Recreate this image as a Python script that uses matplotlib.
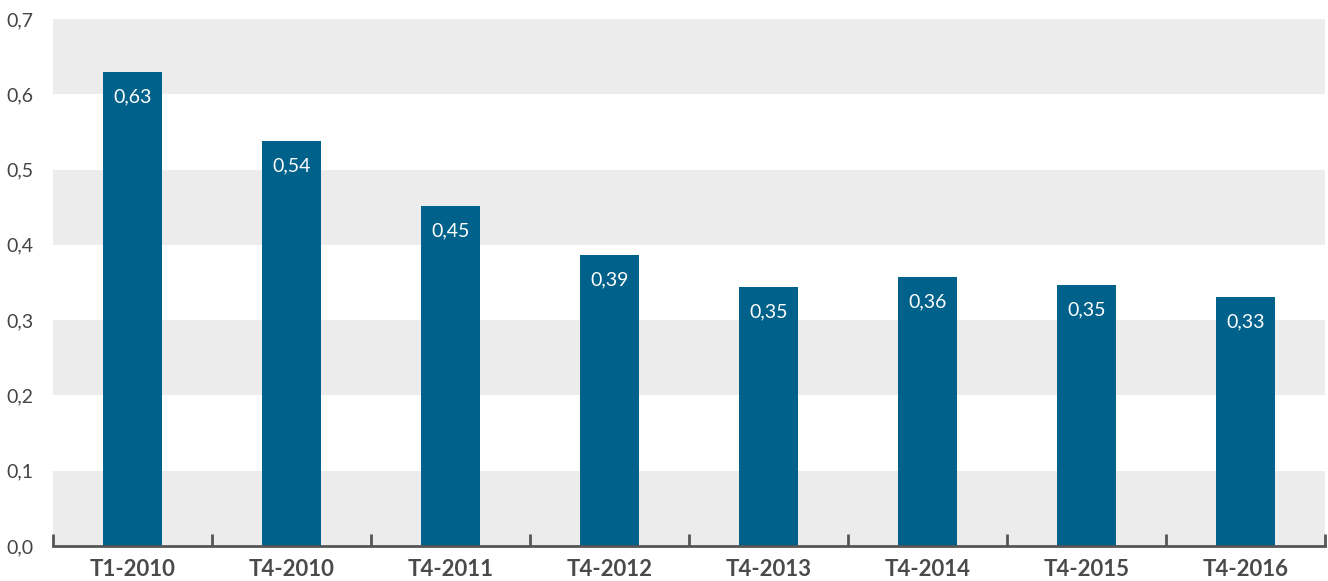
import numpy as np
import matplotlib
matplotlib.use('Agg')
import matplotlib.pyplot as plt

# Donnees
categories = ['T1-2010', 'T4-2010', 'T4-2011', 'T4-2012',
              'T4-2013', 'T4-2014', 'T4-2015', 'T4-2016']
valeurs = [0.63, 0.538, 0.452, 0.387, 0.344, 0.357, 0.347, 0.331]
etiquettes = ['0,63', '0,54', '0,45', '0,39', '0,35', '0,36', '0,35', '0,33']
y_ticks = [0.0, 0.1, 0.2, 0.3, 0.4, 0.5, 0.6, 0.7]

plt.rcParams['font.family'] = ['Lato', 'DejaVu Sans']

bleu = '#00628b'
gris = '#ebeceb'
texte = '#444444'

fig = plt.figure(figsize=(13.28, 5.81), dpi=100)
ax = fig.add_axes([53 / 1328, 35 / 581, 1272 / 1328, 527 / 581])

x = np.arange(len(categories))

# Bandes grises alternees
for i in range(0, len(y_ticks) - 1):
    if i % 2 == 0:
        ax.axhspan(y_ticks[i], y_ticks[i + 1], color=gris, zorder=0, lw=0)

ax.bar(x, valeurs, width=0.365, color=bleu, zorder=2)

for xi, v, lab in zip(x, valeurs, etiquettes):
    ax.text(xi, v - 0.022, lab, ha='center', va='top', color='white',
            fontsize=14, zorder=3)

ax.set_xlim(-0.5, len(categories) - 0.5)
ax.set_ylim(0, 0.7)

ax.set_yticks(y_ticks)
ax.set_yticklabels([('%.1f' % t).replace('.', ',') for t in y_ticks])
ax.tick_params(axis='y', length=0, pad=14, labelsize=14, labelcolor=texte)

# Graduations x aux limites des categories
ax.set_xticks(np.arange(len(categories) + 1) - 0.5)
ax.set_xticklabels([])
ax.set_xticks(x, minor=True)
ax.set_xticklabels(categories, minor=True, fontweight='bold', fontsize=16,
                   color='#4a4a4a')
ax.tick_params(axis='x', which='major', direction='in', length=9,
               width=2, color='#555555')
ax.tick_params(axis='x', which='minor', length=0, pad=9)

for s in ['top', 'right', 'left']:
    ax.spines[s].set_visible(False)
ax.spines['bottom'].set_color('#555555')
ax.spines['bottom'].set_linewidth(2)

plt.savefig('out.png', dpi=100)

■ ■ ■

GIVEN INSTRUCTION: Please quote the lines of the material, beginning with the first and ending with the one that contains "ax.tick_params(axis='x', which='minor', length=0, pad=9)", exactly as written and without any pictures.

FULL SOLUTION:
Recreate this image as a Python script that uses matplotlib.
import numpy as np
import matplotlib
matplotlib.use('Agg')
import matplotlib.pyplot as plt

# Donnees
categories = ['T1-2010', 'T4-2010', 'T4-2011', 'T4-2012',
              'T4-2013', 'T4-2014', 'T4-2015', 'T4-2016']
valeurs = [0.63, 0.538, 0.452, 0.387, 0.344, 0.357, 0.347, 0.331]
etiquettes = ['0,63', '0,54', '0,45', '0,39', '0,35', '0,36', '0,35', '0,33']
y_ticks = [0.0, 0.1, 0.2, 0.3, 0.4, 0.5, 0.6, 0.7]

plt.rcParams['font.family'] = ['Lato', 'DejaVu Sans']

bleu = '#00628b'
gris = '#ebeceb'
texte = '#444444'

fig = plt.figure(figsize=(13.28, 5.81), dpi=100)
ax = fig.add_axes([53 / 1328, 35 / 581, 1272 / 1328, 527 / 581])

x = np.arange(len(categories))

# Bandes grises alternees
for i in range(0, len(y_ticks) - 1):
    if i % 2 == 0:
        ax.axhspan(y_ticks[i], y_ticks[i + 1], color=gris, zorder=0, lw=0)

ax.bar(x, valeurs, width=0.365, color=bleu, zorder=2)

for xi, v, lab in zip(x, valeurs, etiquettes):
    ax.text(xi, v - 0.022, lab, ha='center', va='top', color='white',
            fontsize=14, zorder=3)

ax.set_xlim(-0.5, len(categories) - 0.5)
ax.set_ylim(0, 0.7)

ax.set_yticks(y_ticks)
ax.set_yticklabels([('%.1f' % t).replace('.', ',') for t in y_ticks])
ax.tick_params(axis='y', length=0, pad=14, labelsize=14, labelcolor=texte)

# Graduations x aux limites des categories
ax.set_xticks(np.arange(len(categories) + 1) - 0.5)
ax.set_xticklabels([])
ax.set_xticks(x, minor=True)
ax.set_xticklabels(categories, minor=True, fontweight='bold', fontsize=16,
                   color='#4a4a4a')
ax.tick_params(axis='x', which='major', direction='in', length=9,
               width=2, color='#555555')
ax.tick_params(axis='x', which='minor', length=0, pad=9)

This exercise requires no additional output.